There have been a few classes, usually with the 3rd and 4th graders, where the kids are tasked with “writing” a few sentences or in some cases even a paragraph.
I say “writing,” in quotes, because, well… it barely qualifies as that.
The elementary school teachers, for the most part, don’t speak English. From grades 1 to 6, all subjects are taught by the homeroom teacher, which means they need to have a working knowledge of everything at their particular grade level. It works for the most part, but there are certain subjects where the students need specialized help.
That’s where the ALTs come in.
The teachers teach what’s in the English textbooks. We fill in the gaps. Usually the gaps are small. Sometimes they’re big. These “writing exercises“ have a way of making the gaps feel like sinkholes.

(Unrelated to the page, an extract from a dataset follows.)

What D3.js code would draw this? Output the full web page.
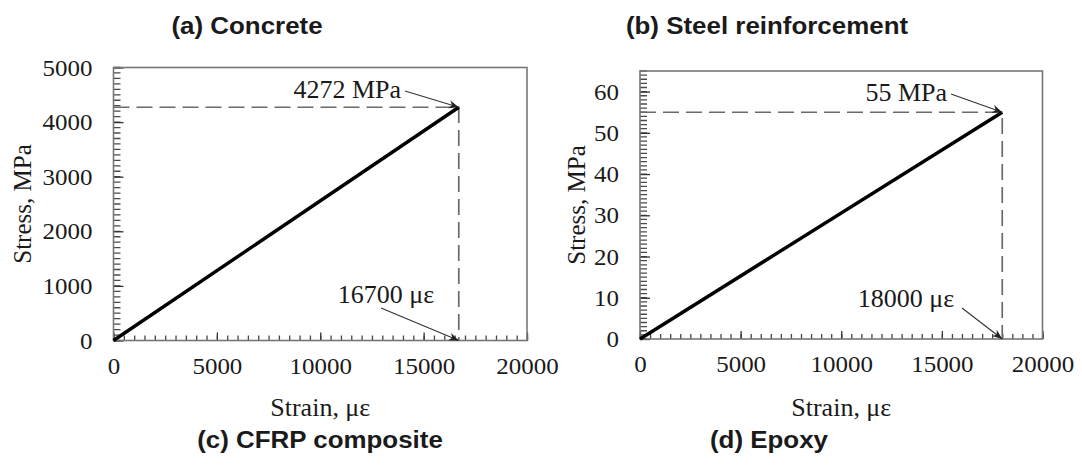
<!DOCTYPE html>
<html>
<head>
<meta charset="utf-8">
<script src="https://cdn.jsdelivr.net/npm/d3@7"></script>
<style>
  body { margin: 0; background: #fff; }
  svg { display: block; }
</style>
</head>
<body>
<svg id="chart" width="1082" height="466"></svg>
<script>
// Stress-strain data for the four materials (linear elastic up to failure)
const panelTitles = ["(a) Concrete", "(b) Steel reinforcement", "(c) CFRP composite", "(d) Epoxy"];
const ultimateStrain = [16700, 18000];          // με
const ultimateStress = [4272, 55];              // MPa
const strainTicks = [0, 5000, 10000, 15000, 20000];
const stressTicksLeft = [0, 1000, 2000, 3000, 4000, 5000];
const stressTicksRight = [0, 10, 20, 30, 40, 50, 60];
const stressLabels = ["4272 MPa", "55 MPa"];
const strainLabels = ["16700 με", "18000 με"];

const svg = d3.select("#chart");
const SERIF = "'Liberation Serif', 'Times New Roman', serif";
const SANS = "'Liberation Sans', Arial, sans-serif";
const WIDEN = 1.04;   // slight horizontal stretch of the serif lettering

// arrowhead marker
svg.append("defs").append("marker")
  .attr("id", "arrow")
  .attr("viewBox", "0 0 10 10")
  .attr("refX", 10).attr("refY", 5)
  .attr("markerWidth", 10).attr("markerHeight", 10)
  .attr("markerUnits", "userSpaceOnUse")
  .attr("orient", "auto")
  .append("path")
  .attr("d", "M0,1 L10,5 L0,9 L3,5 Z")
  .attr("fill", "#222");

function label(g, txt, x, y, opts) {
  const o = Object.assign({ size: 25, anchor: "middle", k: WIDEN, rotate: 0, family: SERIF, weight: "normal" }, opts || {});
  return g.append("text")
    .attr("transform", `translate(${x},${y}) scale(${o.k},1)` + (o.rotate ? ` rotate(${o.rotate})` : ""))
    .attr("text-anchor", o.anchor)
    .attr("font-family", o.family)
    .attr("font-weight", o.weight)
    .attr("font-size", o.size)
    .attr("fill", "#1a1a1a")
    .text(txt);
}

const panels = [
  { x0: 113.5, x1: 527, yTop: 67.5, yBot: 340.5, yMax: 5000, majorY: stressTicksLeft, minorY: 100,
    yTitleX: 31, stressLab: [401, 98], stressArrow: [405, 91], strainLab: [386, 303], strainArrow: [381, 308] },
  { x0: 640, x1: 1042.5, yTop: 71, yBot: 339, yMax: 65, majorY: stressTicksRight, minorY: 1,
    yTitleX: 585, stressLab: [947, 101], stressArrow: [951, 94], strainLab: [906, 307], strainArrow: [962, 308] }
];

panels.forEach((p, i) => {
  const g = svg.append("g");
  const x = d3.scaleLinear().domain([0, 20000]).range([p.x0, p.x1]);
  const y = d3.scaleLinear().domain([0, p.yMax]).range([p.yBot, p.yTop]);

  // minor ticks (inward)
  const minorX = d3.range(0, 20001, 500);
  const minorY = d3.range(0, Math.round(p.yMax / p.minorY) + 1).map(k => k * p.minorY);
  g.append("g").attr("transform", `translate(0,${p.yBot})`)
    .call(d3.axisBottom(x).tickValues(minorX).tickSize(-5).tickFormat(""))
    .call(a => { a.select(".domain").remove(); a.selectAll("line").attr("stroke", "#444").attr("stroke-width", 1.3); });
  g.append("path")
    .attr("d", minorY.map(v => `M${p.x0},${y(v)}h7`).join(""))
    .attr("stroke", "#4a4a4a").attr("stroke-width", 1.3).attr("fill", "none");

  // major ticks + labels
  const xa = g.append("g").attr("transform", `translate(0,${p.yBot})`)
    .call(d3.axisBottom(x).tickValues(strainTicks).tickSizeInner(-8).tickSizeOuter(0).tickPadding(16).tickFormat(d3.format("d")));
  const ya = g.append("g").attr("transform", `translate(${p.x0},0)`)
    .call(d3.axisLeft(y).tickValues(p.majorY).tickSizeInner(-10).tickSizeOuter(0).tickPadding(21).tickFormat(d3.format("d")));
  [xa, ya].forEach(a => {
    a.select(".domain").remove();
    a.selectAll("line").attr("stroke", "#333").attr("stroke-width", 1.3);
    a.selectAll("text")
      .attr("font-family", SERIF).attr("font-size", 24).attr("fill", "#1a1a1a")
      .each(function () {
        const t = d3.select(this);
        t.attr("x", (+t.attr("x") || 0) / WIDEN).attr("transform", `scale(${WIDEN},1)`);
      });
  });

  // frame
  g.append("rect")
    .attr("x", p.x0).attr("y", p.yTop)
    .attr("width", p.x1 - p.x0).attr("height", p.yBot - p.yTop)
    .attr("fill", "none").attr("stroke", "#777").attr("stroke-width", 1.6);

  const ex = x(ultimateStrain[i]), ey = y(ultimateStress[i]);

  // dashed guide lines to the failure point
  g.append("path")
    .attr("d", `M${p.x0},${ey} H${ex} V${p.yBot}`)
    .attr("fill", "none").attr("stroke", "#6a6a6a").attr("stroke-width", 1.7)
    .attr("stroke-dasharray", "16,7");

  // stress-strain line
  const line = d3.line().x(d => x(d[0])).y(d => y(d[1]));
  g.append("path")
    .datum([[0, 0], [ultimateStrain[i], ultimateStress[i]]])
    .attr("d", line)
    .attr("fill", "none").attr("stroke", "#000").attr("stroke-width", 3.4);

  // annotations
  label(g, stressLabels[i], p.stressLab[0], p.stressLab[1], { anchor: "end" });
  g.append("line")
    .attr("x1", p.stressArrow[0]).attr("y1", p.stressArrow[1]).attr("x2", ex).attr("y2", ey)
    .attr("stroke", "#333").attr("stroke-width", 1.1).attr("marker-end", "url(#arrow)");
  label(g, strainLabels[i], p.strainLab[0], p.strainLab[1]);
  g.append("line")
    .attr("x1", p.strainArrow[0]).attr("y1", p.strainArrow[1]).attr("x2", ex).attr("y2", p.yBot)
    .attr("stroke", "#333").attr("stroke-width", 1.1).attr("marker-end", "url(#arrow)");

  // axis titles
  label(g, "Strain, με", (p.x0 + p.x1) / 2, 416);
  label(g, "Stress, MPa", p.yTitleX, (p.yTop + p.yBot) / 2, { rotate: -90, k: 1 });
});

// panel captions
label(svg, panelTitles[0], 247, 34, { family: SANS, weight: "bold", size: 24, k: 1.08 });
label(svg, panelTitles[1], 767, 34, { family: SANS, weight: "bold", size: 24, k: 1.08 });
label(svg, panelTitles[2], 320, 448, { family: SANS, weight: "bold", size: 24, k: 1.08 });
label(svg, panelTitles[3], 769, 448, { family: SANS, weight: "bold", size: 24, k: 1.08 });
</script>
</body>
</html>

Usually the writing exercises follow a clear model - “My name is ______, I like the color ________,” etc. It’s easy to answer questions like “How old are you?” and “What’s your favorite fruit?” But as the kids get older the questions become more complex, and the more complex the questions are the more gaps form, and the harder they are to fill, especially if you’re an ALT who speaks little to no Japanese.
So when 6th graders are answering questions like “What do you want to be when you grow up?“ And the teachers themselves aren’t sure how to answer these questions, it becomes a sinkhole.

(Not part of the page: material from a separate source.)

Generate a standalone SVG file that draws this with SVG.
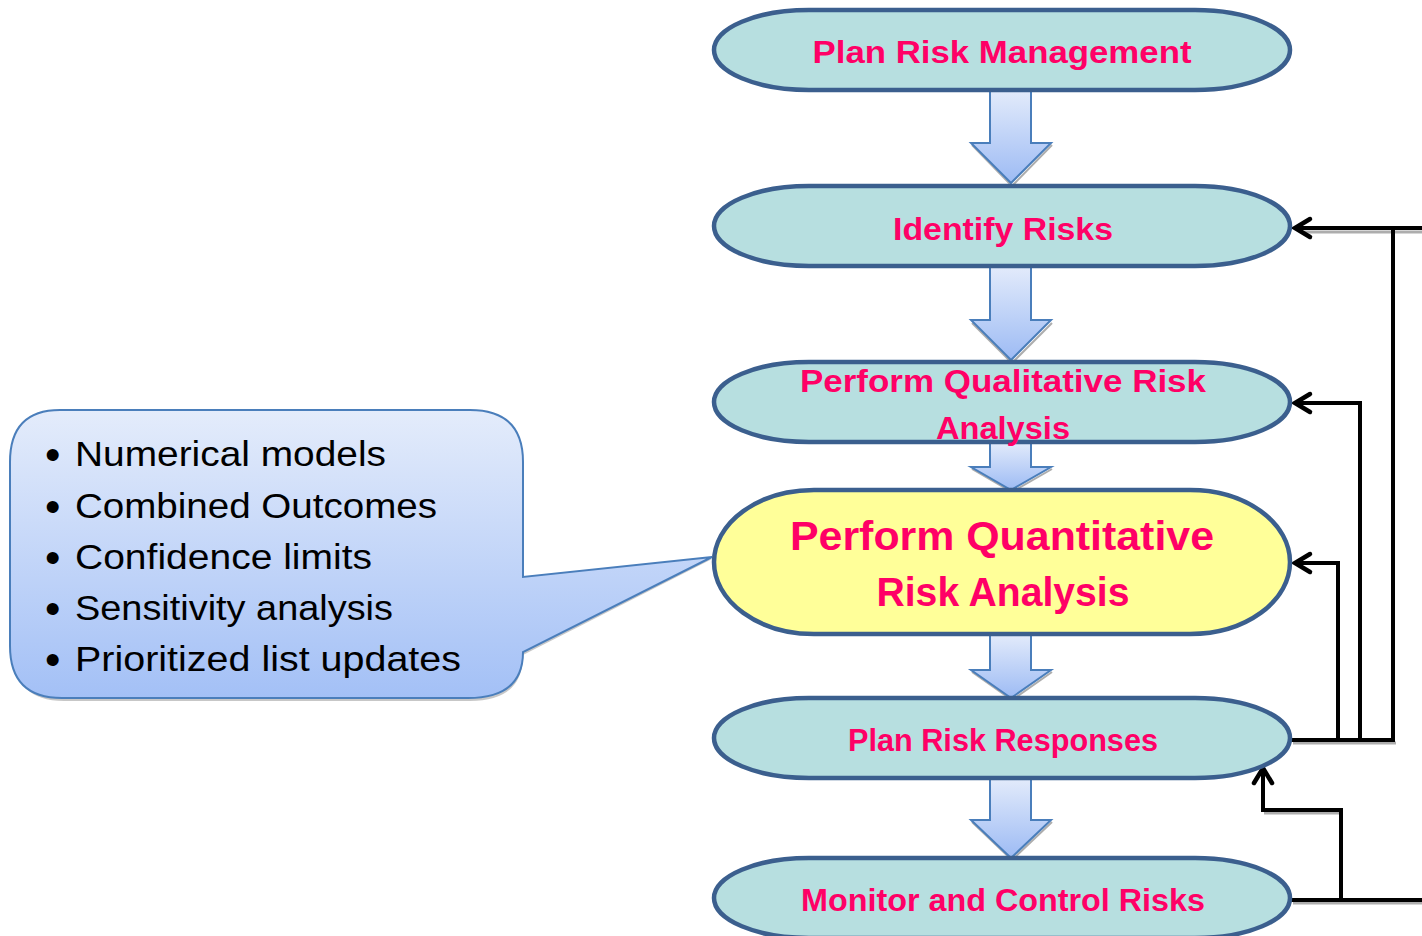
<svg xmlns="http://www.w3.org/2000/svg" width="1422" height="936" viewBox="0 0 1422 936">
<defs>
<linearGradient id="ag" x1="0" y1="0" x2="0" y2="1">
<stop offset="0" stop-color="#E3EBFB"/><stop offset="1" stop-color="#9DBBF4"/>
</linearGradient>
<linearGradient id="cg" x1="0" y1="0" x2="0" y2="1">
<stop offset="0" stop-color="#E4ECFB"/><stop offset="1" stop-color="#A3C0F6"/>
</linearGradient>
<marker id="ah2" viewBox="0 0 24 24" refX="21" refY="12" markerWidth="24" markerHeight="24" markerUnits="userSpaceOnUse" orient="auto" overflow="visible">
<path d="M6,3 L21,12 L6,21" fill="none" stroke="#000" stroke-width="4.5" stroke-linecap="round"/>
</marker>
</defs>
<style>
.node{fill:#B7DFE0;stroke:#3B5F8E;stroke-width:4.5}
.hl{fill:#FFFF99;stroke:#3B5F8E;stroke-width:4.5}
.lbl{font-family:"Liberation Sans",Arial,sans-serif;font-weight:bold;fill:#FF0066;text-anchor:middle}
.ar{fill:url(#ag);stroke:#4A7EBB;stroke-width:2}
.arsh{fill:none;stroke:#777;stroke-width:2;opacity:0.6}
.cn{fill:none;stroke:#000;stroke-width:4}
.sh{fill:none;stroke:#999;stroke-width:3;opacity:0.8}
.bl{font-family:"Liberation Sans",Arial,sans-serif;font-size:35px;fill:#000}
.bu{font-family:"Liberation Sans",Arial,sans-serif;font-size:44px;fill:#000}
</style>
<rect width="1422" height="936" fill="#fff"/>

<g id="callout">
<path d="M62,413 H471 Q523,413 523,465 V580 L712,559 L523,655 Q523,701 470,701 H64 Q13,701 13,650 V465 Q13,413 62,413 Z" fill="#999" opacity="0.55"/>
<path d="M60,410 H470 Q523,410 523,462 V577 L712,557 L523,652 Q523,698 468,698 H62 Q10,698 10,646 V462 Q10,410 60,410 Z" fill="url(#cg)" stroke="#4A7EBB" stroke-width="2"/>
<g class="bu">
<text x="45" y="470">•</text><text x="45" y="522">•</text><text x="45" y="573">•</text><text x="45" y="624">•</text><text x="45" y="675">•</text>
</g>
<g class="bl">
<text x="75" y="466" textLength="311" lengthAdjust="spacingAndGlyphs">Numerical models</text>
<text x="75" y="518" textLength="362" lengthAdjust="spacingAndGlyphs">Combined Outcomes</text>
<text x="75" y="569" textLength="297" lengthAdjust="spacingAndGlyphs">Confidence limits</text>
<text x="75" y="620" textLength="318" lengthAdjust="spacingAndGlyphs">Sensitivity analysis</text>
<text x="75" y="671" textLength="386" lengthAdjust="spacingAndGlyphs">Prioritized list updates</text>
</g>
</g>

<g id="flow-arrows">
<path class="arsh" d="M972,145 L1012,186 L1052,145"/>
<path class="ar" d="M990,90 H1031 V143 H1051 L1011,183 L971,143 H990 Z"/>
<path class="arsh" d="M972,323 L1012,363 L1052,323"/>
<path class="ar" d="M990,266 H1031 V320 H1051 L1011,360 L971,320 H990 Z"/>
<path class="arsh" d="M972,469 L1012,492 L1052,469"/>
<path class="ar" d="M990,442 H1031 V467 H1051 L1011,490 L971,467 H990 Z"/>
<path class="arsh" d="M972,672 L1012,700 L1052,672"/>
<path class="ar" d="M990,634 H1031 V670 H1051 L1011,698 L971,670 H990 Z"/>
<path class="arsh" d="M972,822 L1012,860 L1052,822"/>
<path class="ar" d="M990,778 H1031 V820 H1051 L1011,858 L971,820 H990 Z"/>
</g>

<g id="connectors">
<path class="sh" d="M1300,232 H1422"/>
<path class="sh" d="M1293,743 H1396"/>
<path class="sh" d="M1293,903 H1422"/>
<path class="sh" d="M1264,813 H1340"/>
<path class="cn" d="M1422,228 H1295" marker-end="url(#ah2)"/>
<path class="cn" d="M1291,740 H1393 V228"/>
<path class="cn" d="M1360,740 V403 H1295" marker-end="url(#ah2)"/>
<path class="cn" d="M1338,740 V563 H1295" marker-end="url(#ah2)"/>
<path class="cn" d="M1291,900 H1422"/>
<path class="cn" d="M1341,900 V810 H1263 V768" marker-end="url(#ah2)"/>
</g>

<g id="n1"><rect class="node" x="714" y="10" width="576" height="80" rx="95" ry="40"/><text class="lbl" x="1002" y="63" font-size="31" textLength="379" lengthAdjust="spacingAndGlyphs">Plan Risk Management</text></g>
<g id="n2"><rect class="node" x="714" y="186" width="576" height="80" rx="95" ry="40"/><text class="lbl" x="1003" y="240" font-size="31" textLength="220" lengthAdjust="spacingAndGlyphs">Identify Risks</text></g>
<g id="n3"><rect class="node" x="714" y="362" width="576" height="80" rx="95" ry="40"/><text class="lbl" x="1003" y="392" font-size="31" textLength="406" lengthAdjust="spacingAndGlyphs">Perform Qualitative Risk</text><text class="lbl" x="1003" y="439" font-size="31" textLength="134" lengthAdjust="spacingAndGlyphs">Analysis</text></g>
<g id="n4"><rect class="hl" x="714" y="490" width="576" height="144" rx="100" ry="72"/><text class="lbl" x="1002" y="550" font-size="41" textLength="424" lengthAdjust="spacingAndGlyphs">Perform Quantitative</text><text class="lbl" x="1003" y="606" font-size="41" textLength="253" lengthAdjust="spacingAndGlyphs">Risk Analysis</text></g>
<g id="n5"><rect class="node" x="714" y="698" width="576" height="80" rx="95" ry="40"/><text class="lbl" x="1003" y="751" font-size="31" textLength="310" lengthAdjust="spacingAndGlyphs">Plan Risk Responses</text></g>
<g id="n6"><rect class="node" x="714" y="858" width="576" height="80" rx="95" ry="40"/><text class="lbl" x="1003" y="911" font-size="31" textLength="404" lengthAdjust="spacingAndGlyphs">Monitor and Control Risks</text></g>
</svg>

I finally realized that using Google Translate does a little of the work when trying to bridge the gap, but even that’s not perfect. So, when the 6th graders are answering the question “What do you want to be when you grow up?” One student wants to be a farmer. Okay, got it. What do farmers do? The teacher can’t explain it in English to the student - that’s cool, let’s type it into Google Translate. Oh, here you go, 6th grade student! Here’s what you should write. I check to be sure, and-
Oh… oh no.
I give another suggestion (“Sensei, maybe he could say ‘I want to grow vegetables’ instead?”) and keep going, holding in my giggles.
The rest of the class is similar - kid doesn’t know how to say what he wants to say in English, Sensei doesn’t know the word, Sensei types it into Google Translate, Google Translate isn’t perfect, I respond with “here, write this-“ and write the sentence for them to copy, until the board is covered in scattered English sentences:
“I want to fly a big plane.” “I want to be a candy maker.” “I want to be the CEO of a big company.” “I want to take care of children.”

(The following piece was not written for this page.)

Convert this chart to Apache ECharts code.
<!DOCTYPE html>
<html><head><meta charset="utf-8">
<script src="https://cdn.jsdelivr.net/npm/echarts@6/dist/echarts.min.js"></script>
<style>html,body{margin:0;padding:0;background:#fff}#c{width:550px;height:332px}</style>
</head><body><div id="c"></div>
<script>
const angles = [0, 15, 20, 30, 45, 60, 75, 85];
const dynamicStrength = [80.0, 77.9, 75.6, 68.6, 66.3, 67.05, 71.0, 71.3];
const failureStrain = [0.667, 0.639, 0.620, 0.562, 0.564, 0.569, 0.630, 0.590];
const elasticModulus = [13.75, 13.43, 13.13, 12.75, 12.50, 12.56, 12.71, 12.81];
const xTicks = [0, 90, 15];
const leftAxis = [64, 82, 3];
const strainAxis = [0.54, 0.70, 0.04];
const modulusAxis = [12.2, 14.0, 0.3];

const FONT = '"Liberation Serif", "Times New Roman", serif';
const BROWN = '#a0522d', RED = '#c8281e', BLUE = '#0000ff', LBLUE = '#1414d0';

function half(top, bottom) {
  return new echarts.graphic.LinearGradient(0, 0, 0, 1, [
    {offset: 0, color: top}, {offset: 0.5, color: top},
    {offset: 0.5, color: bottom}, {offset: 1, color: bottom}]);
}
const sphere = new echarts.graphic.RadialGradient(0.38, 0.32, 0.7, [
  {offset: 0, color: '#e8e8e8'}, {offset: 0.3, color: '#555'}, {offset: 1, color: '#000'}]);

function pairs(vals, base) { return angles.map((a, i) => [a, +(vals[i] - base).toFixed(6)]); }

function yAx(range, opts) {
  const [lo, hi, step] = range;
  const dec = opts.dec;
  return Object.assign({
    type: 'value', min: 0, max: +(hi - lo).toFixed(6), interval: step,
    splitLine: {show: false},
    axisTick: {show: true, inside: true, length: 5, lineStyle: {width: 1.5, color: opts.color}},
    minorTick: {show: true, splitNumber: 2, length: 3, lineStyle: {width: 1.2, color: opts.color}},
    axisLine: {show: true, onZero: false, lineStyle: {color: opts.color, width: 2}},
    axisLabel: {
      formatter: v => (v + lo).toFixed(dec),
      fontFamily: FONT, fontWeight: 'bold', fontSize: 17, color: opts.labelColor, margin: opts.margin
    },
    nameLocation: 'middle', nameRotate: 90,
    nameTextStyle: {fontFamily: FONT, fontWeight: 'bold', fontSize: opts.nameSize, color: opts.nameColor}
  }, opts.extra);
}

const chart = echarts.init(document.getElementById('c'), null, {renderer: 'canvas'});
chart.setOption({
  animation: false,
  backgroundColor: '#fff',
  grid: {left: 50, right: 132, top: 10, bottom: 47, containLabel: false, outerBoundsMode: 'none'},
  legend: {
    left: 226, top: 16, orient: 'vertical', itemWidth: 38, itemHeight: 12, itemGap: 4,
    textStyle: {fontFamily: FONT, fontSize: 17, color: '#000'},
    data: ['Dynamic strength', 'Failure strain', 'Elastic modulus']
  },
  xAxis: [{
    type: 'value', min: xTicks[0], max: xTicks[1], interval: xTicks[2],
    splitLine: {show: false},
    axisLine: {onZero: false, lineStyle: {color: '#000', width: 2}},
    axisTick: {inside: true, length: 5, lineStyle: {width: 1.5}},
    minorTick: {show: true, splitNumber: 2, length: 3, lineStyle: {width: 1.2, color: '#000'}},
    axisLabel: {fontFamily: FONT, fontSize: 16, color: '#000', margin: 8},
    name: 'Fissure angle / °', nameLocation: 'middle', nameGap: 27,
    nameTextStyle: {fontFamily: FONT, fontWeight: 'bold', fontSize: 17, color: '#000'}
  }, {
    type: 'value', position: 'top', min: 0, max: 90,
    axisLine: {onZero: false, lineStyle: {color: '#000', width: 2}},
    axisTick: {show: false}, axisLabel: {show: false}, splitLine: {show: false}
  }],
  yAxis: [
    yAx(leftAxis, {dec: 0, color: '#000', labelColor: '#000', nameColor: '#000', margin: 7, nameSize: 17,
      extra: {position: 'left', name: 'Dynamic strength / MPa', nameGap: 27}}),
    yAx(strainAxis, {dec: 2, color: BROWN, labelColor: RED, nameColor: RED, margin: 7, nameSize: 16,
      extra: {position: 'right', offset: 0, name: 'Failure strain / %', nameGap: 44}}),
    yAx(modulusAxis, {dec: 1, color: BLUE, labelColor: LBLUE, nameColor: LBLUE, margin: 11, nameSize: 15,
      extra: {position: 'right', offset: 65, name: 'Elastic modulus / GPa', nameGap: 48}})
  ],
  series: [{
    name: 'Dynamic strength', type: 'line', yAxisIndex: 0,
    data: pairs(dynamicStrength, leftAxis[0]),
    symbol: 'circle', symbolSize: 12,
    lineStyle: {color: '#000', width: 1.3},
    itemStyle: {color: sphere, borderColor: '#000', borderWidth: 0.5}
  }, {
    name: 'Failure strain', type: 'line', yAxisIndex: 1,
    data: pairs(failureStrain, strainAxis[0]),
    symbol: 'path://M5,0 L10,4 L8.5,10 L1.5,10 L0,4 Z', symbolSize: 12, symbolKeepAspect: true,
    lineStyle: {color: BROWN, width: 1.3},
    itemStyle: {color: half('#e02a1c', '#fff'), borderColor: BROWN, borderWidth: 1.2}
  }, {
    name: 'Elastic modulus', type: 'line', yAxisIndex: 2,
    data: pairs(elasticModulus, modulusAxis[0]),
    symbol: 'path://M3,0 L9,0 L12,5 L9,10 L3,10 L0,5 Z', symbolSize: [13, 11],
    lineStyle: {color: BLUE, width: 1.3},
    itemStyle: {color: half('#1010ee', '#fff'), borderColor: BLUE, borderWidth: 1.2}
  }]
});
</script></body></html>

Fourth grade is writing about their morning routine, and it plays out the same way. “Sensei, how do you say this in English?” “Oh I don’t know, let’s ask Rachel-sensei.” “Sorry Sensei, I don’t know Japanese. Let’s try Google Translate - oh, this doesn’t sound right - here, write this instead…” Resulting in another blackboard of scattered translated sentences:
“I wake up.” “I style my hair.” “I rinse my mouth.” “I play soccer.” “I make my bed.”
Third grade, lather, rinse, repeat. I spend the whole class with a piece of chalk in my and, and by the end I’m covered with a fine layer of white dust after once again covering the board in writing.
“Blue.” “Round.” “Small and wide.” “Bumpy.” “Thorny.”
My friend and fellow ALT Emma thinks she may be allergic to chalk. I didn’t think about it much, until after a few days like this, I notice the skin on areas of my hand that gripped the chalk are cracking, and I’m tempted to agree.
I’m learning a lot about these kids. But mostly, I’m realizing that I’m back in first grade, drawing more pictures.
“Give a man a fish, he’ll eat for a day. Teach a man to fish, he’ll eat for a lifetime.”
I wonder if I would have been better off, twenty years ago, teaching those kids how to draw, so they would stop pestering me to do the work for them.
I’d like to think that what I’m doing in these tiny classrooms - writing the sentences for the kids to copy - is teaching them how to write in English, but since they barely understand what the English characters of the alphabet are yet or what they mean when strung together, at this point, they’re more or less just drawing pictures that they hope will form words. On my best days, it’s just part of life. On my worst days, it makes me feel like I'm not much better than Google Translate.
But my job as an ALT isn’t to take the kids from zero to sentences - that’s for the teachers. My job is to be enthusiastic, to get them excited about what they’re doing and the possibilities that learning a new language can unfurl for them.
And if getting kids interested in a new language means I get carpal tunnel from writing on blackboards all day so the students can copy and misspell everything I write, then so be it.